Where can I find genome of a single bacteria, e.g. of E.coli? I downloaded rna-seq reads of E.coli from SRA and now I would like to align it using BWA to the genome of E.coli.
I know that this question is already almost 3 years old, but I hope that my answer might be useful to others anyway.
I implemented a standardized way to automate the genome retrieval process in R (see biomartr package).
To retrieve a bacterial reference genome from several database sources using only the scientific name of the bacteria of interest one can simply type:
# download Escherichia coli reference genome from NCBI RefSeq biomartr::getGenome(db = "refseq", organism = "Escherichia coli")
# download Escherichia coli reference genome from NCBI Genbank biomartr::getGenome(db = "genbank", organism = "Escherichia coli")
In case you wish to download all available bacterial genomes at once, simply type:
# download all bacterial reference genomes from NCBI RefSeq biomartr::meta.retrieval(kingdom = "bacteria", db = "refseq", type = "genome")
For more details about downloading specific genomes from specific kingdoms or subkingdoms of life please consult the Genomic Sequence Retrieval vignette of the biomartr package.
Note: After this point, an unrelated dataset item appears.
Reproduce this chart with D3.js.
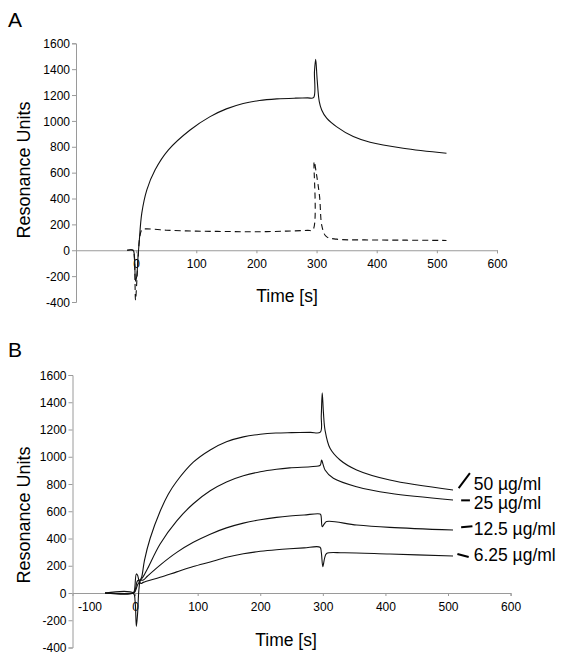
<!DOCTYPE html>
<html>
<head>
<meta charset="utf-8">
<script src="https://cdn.jsdelivr.net/npm/d3@7"></script>
<style>
  html, body { margin: 0; padding: 0; background: #fff; }
  svg { display: block; font-family: "Liberation Sans", Arial, sans-serif; }
</style>
</head>
<body>
<svg id="chart" width="565" height="662"></svg>
<script>
// ---------- data ----------
const xTicksA = [0, 100, 200, 300, 400, 500, 600];
const xTicksB = [-100, 0, 100, 200, 300, 400, 500, 600];
const yTicks = [-400, -200, 0, 200, 400, 600, 800, 1000, 1200, 1400, 1600];

// Panel A, solid trace
const timeA1 = [-15, -5, -3, -1, 1, 3, 5, 9.4, 17.8, 31.6, 53.7, 89.7, 123, 150, 178, 205, 234, 265, 285, 295, 296.5, 298.5, 301, 304.5, 308.5, 316.8, 333, 361, 389, 444, 516];
const valA1  = [0, 0, -40, -240, -200, -60, 60, 287, 467, 622, 776, 930, 1033, 1093, 1135, 1158, 1170, 1176, 1178, 1180, 1380, 1476, 1317, 1149, 1085, 1021, 956, 879, 835, 789, 750];

// Panel A, dashed trace
const timeA2 = [-15, -5, -3, -1, 1, 3, 6, 9.5, 15, 50, 100, 150, 200, 250, 285, 294, 296, 299.5, 305, 309, 316, 333, 380, 450, 516];
const valA2  = [0, 0, -60, -385, -250, -80, 100, 158, 165, 155, 148, 145, 143, 148, 154, 158, 686, 598, 415, 184, 107, 86, 80, 78, 76];

// Panel B, four concentrations
const labelsB = ["50 µg/ml", "25 µg/ml", "12.5 µg/ml", "6.25 µg/ml"];
const timeB50 = [-48, -3, 0, 2, 4, 6, 8, 10.7, 15, 24, 40, 53, 66.6, 93, 120, 146, 173, 200, 225, 250, 280, 296, 297.5, 299, 301, 303.5, 311.5, 327.5, 354, 407, 508];
const valB50  = [0, 0, -60, -245, -150, 20, 90, 120, 240, 400, 600, 725, 820, 960, 1050, 1110, 1146, 1165, 1174, 1177, 1179, 1181, 1300, 1470, 1320, 1196, 1062, 976, 903, 829, 756];
const timeB25 = [-48, -3, 0, 4, 8, 13, 20, 40, 66.6, 93, 120, 146, 173, 200, 226, 247, 293, 296, 298, 300, 303.5, 316.8, 354, 407, 508];
const valB25  = [0, 0, 10, 60, 90, 120, 180, 360, 530, 655, 750, 815, 860, 890, 908, 918, 932, 938, 976, 950, 903, 842, 780, 732, 683];
const timeB12 = [-48, -3, 0, 4, 8, 13, 20, 40, 66.6, 93, 120, 146, 173, 200, 226, 247, 270, 295.5, 297, 299, 302, 306, 354, 407, 508];
const valB12  = [0, 0, 20, 90, 95, 95, 125, 205, 298, 372, 432, 478, 513, 538, 555, 565, 573, 580, 570, 487, 505, 524, 499, 482, 462];
const timeB6  = [-48, -3, -1, 2, 4, 7, 10, 13, 40, 66.6, 93, 120, 146, 173, 200, 226, 247, 270, 295.5, 297.5, 300, 303, 306, 333, 407, 508];
const valB6   = [0, 0, 20, 140, 130, 80, 70, 78, 115, 155, 194, 228, 262, 288, 306, 318, 325, 331, 336, 300, 193, 260, 290, 295, 286, 272];

// ---------- drawing ----------
const svg = d3.select("#chart");
const zip = (t, v) => t.map((d, i) => [d, v[i]]);
const FONT = "'Liberation Sans', Arial, sans-serif";
const fmt = d => String(d);

function panel(cfg) {
  const x = d3.scaleLinear().domain([-100, 600]).range(cfg.xr);
  const y = d3.scaleLinear().domain([-400, 1600]).range(cfg.yr);
  const g = svg.append("g");

  const ya = g.append("g").attr("transform", `translate(${x(-100)},0)`)
    .call(d3.axisLeft(y).tickValues(yTicks).tickSize(4).tickPadding(2).tickFormat(fmt));
  const xa = g.append("g").attr("transform", `translate(0,${y(0)})`)
    .call(d3.axisBottom(x).tickValues(cfg.xTicks).tickSize(3).tickPadding(6).tickFormat(fmt));
  [ya, xa].forEach(a => {
    a.attr("font-family", FONT);
    a.select(".domain").attr("stroke", "#9a9a9a").attr("stroke-width", 1);
    a.selectAll(".tick line").attr("stroke", "#9a9a9a");
    a.selectAll(".tick text").attr("fill", "#000").style("font-size", "12px");
  });
  ya.selectAll(".tick text").attr("dy", "0.34em");
  if (cfg.shiftFirst) {
    xa.selectAll(".tick").filter(d => d === -100).select("text").attr("dx", cfg.shiftFirst);
    xa.selectAll(".tick").filter(d => d === -100).select("line").remove();
  }

  const line = d3.line().x(d => x(d[0])).y(d => y(d[1])).curve(d3.curveCatmullRom.alpha(0.5));
  cfg.series.forEach(s => {
    g.append("path").datum(s.data)
      .attr("fill", "none").attr("stroke", "#111").attr("stroke-width", 1.1)
      .attr("stroke-dasharray", s.dash || null)
      .attr("d", line);
  });

  svg.append("text").attr("x", 8).attr("y", cfg.letterY).text(cfg.letter)
    .style("font-size", "21px").attr("fill", "#000");
  svg.append("text").attr("transform", `translate(${cfg.ytX},${cfg.ytY}) rotate(-90)`)
    .attr("text-anchor", "middle").text("Resonance Units")
    .style("font-size", "18px").attr("fill", "#000");
  svg.append("text").attr("x", cfg.xtX).attr("y", cfg.xtY)
    .attr("text-anchor", "middle").text("Time [s]")
    .style("font-size", "17.5px").attr("fill", "#000");
  return { x, y, g };
}

panel({
  xr: [76, 497], yr: [302, 43.3], xTicks: xTicksA,
  series: [{ data: zip(timeA1, valA1) }, { data: zip(timeA2, valA2), dash: "6,4" }],
  letter: "A", letterY: 27, ytX: 30, ytY: 170, xtX: 287, xtY: 302
});

const pB = panel({
  xr: [72.5, 510.6], yr: [647.5, 375], xTicks: xTicksB, shiftFirst: 17,
  series: [
    { data: zip(timeB50, valB50) }, { data: zip(timeB25, valB25) },
    { data: zip(timeB12, valB12) }, { data: zip(timeB6, valB6) }
  ],
  letter: "B", letterY: 357, ytX: 30, ytY: 515, xtX: 286, xtY: 646
});

// curve labels with leader lines (anchored in data coordinates)
const labelVals = [800, 660, 470, 280];
const leaderFrom = [[517, 770], [521, 680], [521, 483], [515, 286]];
const leaderTo   = [[535, 880], [535, 680], [539, 490], [533, 264]];
labelsB.forEach((lab, i) => {
  pB.g.append("line")
    .attr("x1", pB.x(leaderFrom[i][0])).attr("y1", pB.y(leaderFrom[i][1]))
    .attr("x2", pB.x(leaderTo[i][0])).attr("y2", pB.y(leaderTo[i][1]))
    .attr("stroke", "#000").attr("stroke-width", 2);
  pB.g.append("text")
    .attr("x", pB.x(541)).attr("y", pB.y(labelVals[i]))
    .attr("dy", "0.35em")
    .text(lab).style("font-size", "17.5px").attr("fill", "#000");
});
</script>
</body>
</html>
For metagenome downloads, please consult the Meta-Genome Retrieval vignette and for entire database retrieval the Database Retrieval vignette.
Please note that to promote computational reproducibility in genomics and metagenomics studies, biomartr stores log files for each downloaded genome, proteome, or CDS file.
An example log file looks as follows:
File Name: Escherichia_coli_genomic_refseq.fna.gz
Organism Name: Escherichia_coli
Database: NCBI refseq
Download_Date: Wed Feb 15 15:17:50 2017
refseq_category: reference genome
infraspecific_name: strain=K-12 substr. MG1655
submitter: Univ. Wisconsin